Don’t remember who that is? Well, my recollections are a bit fuzzy as well. Check out the Wikipedia entry on him. The short version: he was involved in a plot to blow up Parlaiment and the King, got caught and was executed. Among cynical Britons, it is claimed that he was the only person to enter Parlaiment with good intentions.
I don’t think I’ll go into the plot in two much greater detail. It’s actually a fairly grim vision of the future, and one that is played more on the realistic side, with some grim imagery recalling concentration camps and rallies of leather booted stormtroopers. While V himself possesses some super-hero like attributes, people get hurt in this universe. People die in this universe. And anger and hatred seem very real.

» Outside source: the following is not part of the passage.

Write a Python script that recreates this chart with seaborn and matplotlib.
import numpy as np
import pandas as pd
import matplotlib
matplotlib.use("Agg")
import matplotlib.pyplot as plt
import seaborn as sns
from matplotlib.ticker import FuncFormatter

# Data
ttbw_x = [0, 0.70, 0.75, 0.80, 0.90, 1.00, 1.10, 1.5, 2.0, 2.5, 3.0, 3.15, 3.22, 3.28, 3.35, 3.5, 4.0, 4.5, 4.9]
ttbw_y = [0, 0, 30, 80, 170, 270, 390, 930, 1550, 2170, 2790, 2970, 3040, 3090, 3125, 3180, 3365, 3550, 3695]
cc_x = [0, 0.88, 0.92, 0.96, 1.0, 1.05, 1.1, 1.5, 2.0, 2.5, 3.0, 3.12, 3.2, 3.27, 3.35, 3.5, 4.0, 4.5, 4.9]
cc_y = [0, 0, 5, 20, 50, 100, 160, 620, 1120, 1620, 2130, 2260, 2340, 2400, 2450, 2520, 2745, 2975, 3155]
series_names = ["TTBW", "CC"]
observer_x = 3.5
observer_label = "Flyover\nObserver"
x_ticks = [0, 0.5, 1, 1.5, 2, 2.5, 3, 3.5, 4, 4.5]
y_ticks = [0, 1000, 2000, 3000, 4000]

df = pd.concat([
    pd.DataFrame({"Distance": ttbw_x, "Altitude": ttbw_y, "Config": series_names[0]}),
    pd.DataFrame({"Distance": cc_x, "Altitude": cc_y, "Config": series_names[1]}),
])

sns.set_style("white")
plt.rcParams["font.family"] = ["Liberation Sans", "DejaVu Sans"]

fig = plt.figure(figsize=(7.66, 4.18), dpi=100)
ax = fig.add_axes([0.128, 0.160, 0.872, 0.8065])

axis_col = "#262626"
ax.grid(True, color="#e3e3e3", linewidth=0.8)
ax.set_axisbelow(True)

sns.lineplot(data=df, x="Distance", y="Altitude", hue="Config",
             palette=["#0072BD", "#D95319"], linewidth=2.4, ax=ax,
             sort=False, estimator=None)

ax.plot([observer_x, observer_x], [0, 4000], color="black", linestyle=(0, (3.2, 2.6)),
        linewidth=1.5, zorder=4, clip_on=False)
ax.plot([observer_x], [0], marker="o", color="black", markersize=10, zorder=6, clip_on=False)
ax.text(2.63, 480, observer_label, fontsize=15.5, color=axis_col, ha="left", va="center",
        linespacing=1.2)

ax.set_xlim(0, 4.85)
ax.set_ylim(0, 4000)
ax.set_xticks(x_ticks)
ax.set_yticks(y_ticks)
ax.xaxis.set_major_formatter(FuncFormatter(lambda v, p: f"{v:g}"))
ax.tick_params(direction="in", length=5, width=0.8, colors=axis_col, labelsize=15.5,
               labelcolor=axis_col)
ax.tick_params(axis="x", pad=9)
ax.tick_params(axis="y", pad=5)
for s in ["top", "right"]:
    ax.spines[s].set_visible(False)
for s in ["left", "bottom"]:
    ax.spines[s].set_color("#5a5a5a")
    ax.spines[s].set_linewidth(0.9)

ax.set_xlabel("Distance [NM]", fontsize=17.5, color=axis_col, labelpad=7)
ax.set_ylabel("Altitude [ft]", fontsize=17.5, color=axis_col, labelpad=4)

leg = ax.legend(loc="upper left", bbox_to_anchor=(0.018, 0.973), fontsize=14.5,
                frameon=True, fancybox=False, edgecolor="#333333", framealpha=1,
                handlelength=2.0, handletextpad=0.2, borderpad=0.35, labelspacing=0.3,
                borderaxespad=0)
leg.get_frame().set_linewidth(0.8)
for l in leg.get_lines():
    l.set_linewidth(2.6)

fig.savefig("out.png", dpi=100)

If you are looking for something light and fanciful, where the good guys always win, where the innocent are preserved against harm by unlikely rescues, and where good and evil are clearly delineated, you’ve come to the wrong movie. This movie is trying to show us a future to which we all could be headed, driven by fear of a world we no longer understand. It’s not classic superhero stuff.

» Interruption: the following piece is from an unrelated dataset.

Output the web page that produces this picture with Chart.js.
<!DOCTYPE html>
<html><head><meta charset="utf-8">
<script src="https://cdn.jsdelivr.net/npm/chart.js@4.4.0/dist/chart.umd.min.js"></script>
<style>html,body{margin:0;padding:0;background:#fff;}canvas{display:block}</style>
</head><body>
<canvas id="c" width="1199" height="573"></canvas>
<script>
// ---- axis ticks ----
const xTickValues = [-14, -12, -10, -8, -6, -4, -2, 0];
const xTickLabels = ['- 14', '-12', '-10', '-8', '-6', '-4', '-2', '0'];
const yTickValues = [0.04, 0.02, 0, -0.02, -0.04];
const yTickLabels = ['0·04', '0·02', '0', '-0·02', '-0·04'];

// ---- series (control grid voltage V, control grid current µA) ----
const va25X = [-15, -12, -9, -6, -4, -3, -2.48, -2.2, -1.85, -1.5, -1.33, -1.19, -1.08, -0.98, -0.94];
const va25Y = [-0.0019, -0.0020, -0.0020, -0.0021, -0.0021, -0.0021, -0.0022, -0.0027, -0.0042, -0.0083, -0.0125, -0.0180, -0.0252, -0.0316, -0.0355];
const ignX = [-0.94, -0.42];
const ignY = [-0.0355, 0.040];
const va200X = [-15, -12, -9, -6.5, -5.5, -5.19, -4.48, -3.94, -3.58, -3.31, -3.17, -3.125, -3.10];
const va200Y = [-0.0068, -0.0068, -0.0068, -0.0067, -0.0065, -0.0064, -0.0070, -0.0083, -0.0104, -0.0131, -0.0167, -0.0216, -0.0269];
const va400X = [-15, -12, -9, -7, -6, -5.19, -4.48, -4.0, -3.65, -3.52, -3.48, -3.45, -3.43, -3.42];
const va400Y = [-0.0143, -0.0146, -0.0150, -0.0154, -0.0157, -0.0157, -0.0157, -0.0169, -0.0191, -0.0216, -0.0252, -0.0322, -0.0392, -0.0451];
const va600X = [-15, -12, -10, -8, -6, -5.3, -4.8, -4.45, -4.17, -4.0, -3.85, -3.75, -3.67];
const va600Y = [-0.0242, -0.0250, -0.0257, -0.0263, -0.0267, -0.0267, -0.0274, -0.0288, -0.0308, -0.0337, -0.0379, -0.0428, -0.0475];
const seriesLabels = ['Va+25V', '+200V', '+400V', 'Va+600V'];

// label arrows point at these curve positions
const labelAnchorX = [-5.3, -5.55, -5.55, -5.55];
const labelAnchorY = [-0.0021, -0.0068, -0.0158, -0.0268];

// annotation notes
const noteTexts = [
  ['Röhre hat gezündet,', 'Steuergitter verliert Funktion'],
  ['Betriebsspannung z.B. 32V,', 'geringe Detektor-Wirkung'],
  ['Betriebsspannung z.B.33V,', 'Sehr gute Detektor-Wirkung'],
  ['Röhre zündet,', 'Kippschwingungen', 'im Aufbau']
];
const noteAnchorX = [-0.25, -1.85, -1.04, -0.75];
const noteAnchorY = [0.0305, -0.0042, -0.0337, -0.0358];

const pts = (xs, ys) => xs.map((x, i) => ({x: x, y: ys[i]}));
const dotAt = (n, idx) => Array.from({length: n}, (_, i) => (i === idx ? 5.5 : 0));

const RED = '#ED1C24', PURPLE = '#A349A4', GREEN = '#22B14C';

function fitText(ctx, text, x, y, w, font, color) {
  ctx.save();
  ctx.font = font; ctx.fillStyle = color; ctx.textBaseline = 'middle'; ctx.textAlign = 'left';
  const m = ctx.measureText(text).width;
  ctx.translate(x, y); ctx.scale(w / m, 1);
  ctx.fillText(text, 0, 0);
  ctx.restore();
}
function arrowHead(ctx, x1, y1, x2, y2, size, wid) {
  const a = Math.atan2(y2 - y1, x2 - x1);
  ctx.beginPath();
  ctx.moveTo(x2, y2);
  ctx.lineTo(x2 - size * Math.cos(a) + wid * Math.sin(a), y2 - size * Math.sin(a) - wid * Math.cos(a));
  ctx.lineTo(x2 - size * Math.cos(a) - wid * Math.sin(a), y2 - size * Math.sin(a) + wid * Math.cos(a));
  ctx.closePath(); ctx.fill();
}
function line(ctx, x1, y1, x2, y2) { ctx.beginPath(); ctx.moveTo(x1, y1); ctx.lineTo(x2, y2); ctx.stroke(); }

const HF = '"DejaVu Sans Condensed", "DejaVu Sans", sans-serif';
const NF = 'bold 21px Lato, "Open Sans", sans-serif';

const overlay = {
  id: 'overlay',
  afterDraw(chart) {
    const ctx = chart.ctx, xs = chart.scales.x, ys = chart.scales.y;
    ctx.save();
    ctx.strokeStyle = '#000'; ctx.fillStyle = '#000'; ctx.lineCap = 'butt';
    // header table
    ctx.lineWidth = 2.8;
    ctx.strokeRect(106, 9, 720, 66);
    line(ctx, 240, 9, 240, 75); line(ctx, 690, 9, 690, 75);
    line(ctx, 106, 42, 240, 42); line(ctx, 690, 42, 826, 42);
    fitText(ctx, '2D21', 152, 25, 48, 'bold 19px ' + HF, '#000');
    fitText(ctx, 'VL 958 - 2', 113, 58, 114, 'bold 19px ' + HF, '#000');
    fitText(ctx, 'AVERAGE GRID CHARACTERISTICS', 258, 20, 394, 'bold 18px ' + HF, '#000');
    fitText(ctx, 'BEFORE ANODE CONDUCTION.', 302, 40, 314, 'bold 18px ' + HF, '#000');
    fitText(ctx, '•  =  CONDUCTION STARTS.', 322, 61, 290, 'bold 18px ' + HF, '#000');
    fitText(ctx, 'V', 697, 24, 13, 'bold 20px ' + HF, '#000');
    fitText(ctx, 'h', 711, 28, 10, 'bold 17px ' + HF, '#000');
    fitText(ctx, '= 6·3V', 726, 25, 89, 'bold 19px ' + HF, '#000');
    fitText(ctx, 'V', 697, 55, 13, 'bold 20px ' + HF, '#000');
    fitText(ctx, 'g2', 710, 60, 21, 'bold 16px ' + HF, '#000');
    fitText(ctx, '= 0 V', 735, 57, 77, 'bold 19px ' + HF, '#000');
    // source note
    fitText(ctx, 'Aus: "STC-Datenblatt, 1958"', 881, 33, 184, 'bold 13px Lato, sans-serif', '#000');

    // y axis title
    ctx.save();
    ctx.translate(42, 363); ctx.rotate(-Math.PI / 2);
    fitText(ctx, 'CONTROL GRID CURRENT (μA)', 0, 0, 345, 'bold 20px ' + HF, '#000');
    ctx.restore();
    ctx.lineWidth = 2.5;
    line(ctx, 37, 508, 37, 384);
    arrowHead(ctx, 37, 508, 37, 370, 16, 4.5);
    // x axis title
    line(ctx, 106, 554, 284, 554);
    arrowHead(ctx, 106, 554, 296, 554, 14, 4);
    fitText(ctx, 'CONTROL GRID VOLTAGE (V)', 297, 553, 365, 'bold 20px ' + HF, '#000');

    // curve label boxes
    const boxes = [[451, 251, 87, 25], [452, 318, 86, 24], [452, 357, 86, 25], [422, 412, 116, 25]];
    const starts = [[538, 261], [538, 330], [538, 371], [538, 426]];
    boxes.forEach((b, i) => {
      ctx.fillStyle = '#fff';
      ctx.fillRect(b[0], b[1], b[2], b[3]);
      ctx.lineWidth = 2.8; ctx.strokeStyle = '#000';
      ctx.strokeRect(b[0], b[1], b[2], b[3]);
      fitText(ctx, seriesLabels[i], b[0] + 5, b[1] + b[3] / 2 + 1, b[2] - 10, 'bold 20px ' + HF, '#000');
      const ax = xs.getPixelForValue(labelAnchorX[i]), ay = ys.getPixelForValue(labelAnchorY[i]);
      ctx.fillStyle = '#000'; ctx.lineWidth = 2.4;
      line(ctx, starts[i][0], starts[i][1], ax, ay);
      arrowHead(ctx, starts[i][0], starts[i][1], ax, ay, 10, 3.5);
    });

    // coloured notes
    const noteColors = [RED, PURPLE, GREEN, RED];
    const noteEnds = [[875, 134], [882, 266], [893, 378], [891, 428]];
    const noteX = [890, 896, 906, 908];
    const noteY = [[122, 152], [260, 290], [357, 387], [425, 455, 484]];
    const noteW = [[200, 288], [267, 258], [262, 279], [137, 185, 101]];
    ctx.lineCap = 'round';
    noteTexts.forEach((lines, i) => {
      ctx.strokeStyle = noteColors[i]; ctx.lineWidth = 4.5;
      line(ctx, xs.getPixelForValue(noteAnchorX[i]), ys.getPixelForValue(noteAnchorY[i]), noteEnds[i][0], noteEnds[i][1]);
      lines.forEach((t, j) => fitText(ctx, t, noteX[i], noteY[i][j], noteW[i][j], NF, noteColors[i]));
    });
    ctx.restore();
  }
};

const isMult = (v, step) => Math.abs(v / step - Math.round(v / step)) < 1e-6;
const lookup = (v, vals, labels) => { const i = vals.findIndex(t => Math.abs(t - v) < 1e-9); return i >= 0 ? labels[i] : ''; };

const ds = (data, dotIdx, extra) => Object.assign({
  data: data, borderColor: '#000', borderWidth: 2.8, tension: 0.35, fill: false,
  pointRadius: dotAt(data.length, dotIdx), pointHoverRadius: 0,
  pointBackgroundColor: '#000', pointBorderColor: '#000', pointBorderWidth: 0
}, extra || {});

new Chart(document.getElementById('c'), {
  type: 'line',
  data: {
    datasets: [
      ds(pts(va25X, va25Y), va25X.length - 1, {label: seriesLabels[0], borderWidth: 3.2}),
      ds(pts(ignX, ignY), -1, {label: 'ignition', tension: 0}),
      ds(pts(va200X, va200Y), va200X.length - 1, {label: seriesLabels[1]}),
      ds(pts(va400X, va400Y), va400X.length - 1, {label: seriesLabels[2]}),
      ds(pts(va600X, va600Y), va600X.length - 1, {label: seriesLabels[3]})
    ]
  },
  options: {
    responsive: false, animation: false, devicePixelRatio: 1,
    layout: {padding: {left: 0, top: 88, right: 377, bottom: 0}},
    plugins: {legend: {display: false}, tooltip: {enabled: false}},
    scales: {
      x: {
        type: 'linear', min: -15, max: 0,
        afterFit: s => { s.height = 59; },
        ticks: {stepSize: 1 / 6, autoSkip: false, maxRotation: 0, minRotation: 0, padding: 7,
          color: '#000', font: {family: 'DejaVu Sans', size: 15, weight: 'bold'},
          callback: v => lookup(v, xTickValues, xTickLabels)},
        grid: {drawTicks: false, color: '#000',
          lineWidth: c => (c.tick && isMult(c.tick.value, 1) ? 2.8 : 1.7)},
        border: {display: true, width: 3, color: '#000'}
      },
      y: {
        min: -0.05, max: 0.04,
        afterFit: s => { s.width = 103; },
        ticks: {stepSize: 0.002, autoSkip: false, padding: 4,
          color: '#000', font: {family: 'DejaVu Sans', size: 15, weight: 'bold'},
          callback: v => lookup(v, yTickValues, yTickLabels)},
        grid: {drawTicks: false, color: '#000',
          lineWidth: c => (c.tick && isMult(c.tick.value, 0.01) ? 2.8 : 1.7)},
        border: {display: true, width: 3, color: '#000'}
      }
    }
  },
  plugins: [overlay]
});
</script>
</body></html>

And at one level, I think it succeeded. It’s not just classic comic book superhero fluff. With that mission accomplished, I’m forced to ask whether it succeeds at the higher level, the level of ideas. Is it thought provoking? Does the story lead you anywhere that perhaps you wouldn’t normally stray?
Unfortunately, I think it’s rather less successful at this level. The characters, while admirably played by the principle actors, remain somewhat nebulous and hidden from our understanding. This is perhaps excuseable with respect to V, but much less so with respect to Evey. We really don’t get any kind of understanding of where she comes from, where she’s going, and what she’s thinking as time goes along. The story must ultimately be about these two characters, and I just didn’t feel there was very much meat to feed the hungry viewer.
That being said, I’ll still give it a solid B rating. The story is unusual, the look of the film quite good, it’s not the normal superhero fare, and I did enjoy the film overall. You won’t ache for more when the light comes up, but you probably won’t be disappointed either.
[tags]V for Vendetta,Movie Review[/tags]
Addendum: This movie is based upon the 1982 graphic novel of the same name by British writer Alan Moore. From this wikipedia entry:
Moore stated in an interview:
…the central question is, is this guy right? Or is he mad? What do you, the reader, think about this? Which struck me as a properly anarchist solution. I didn’t want to tell people what to think, I just wanted to tell people to think, and consider some of these admittedly extreme little elements, which nevertheless do recur fairly regularly throughout human history.
Perhaps considering this intention of the author, the film might be viewed as a bit more successful. Ultimately, we are left to consider what we think. Is V a monster or a hero? Can anyone really be both?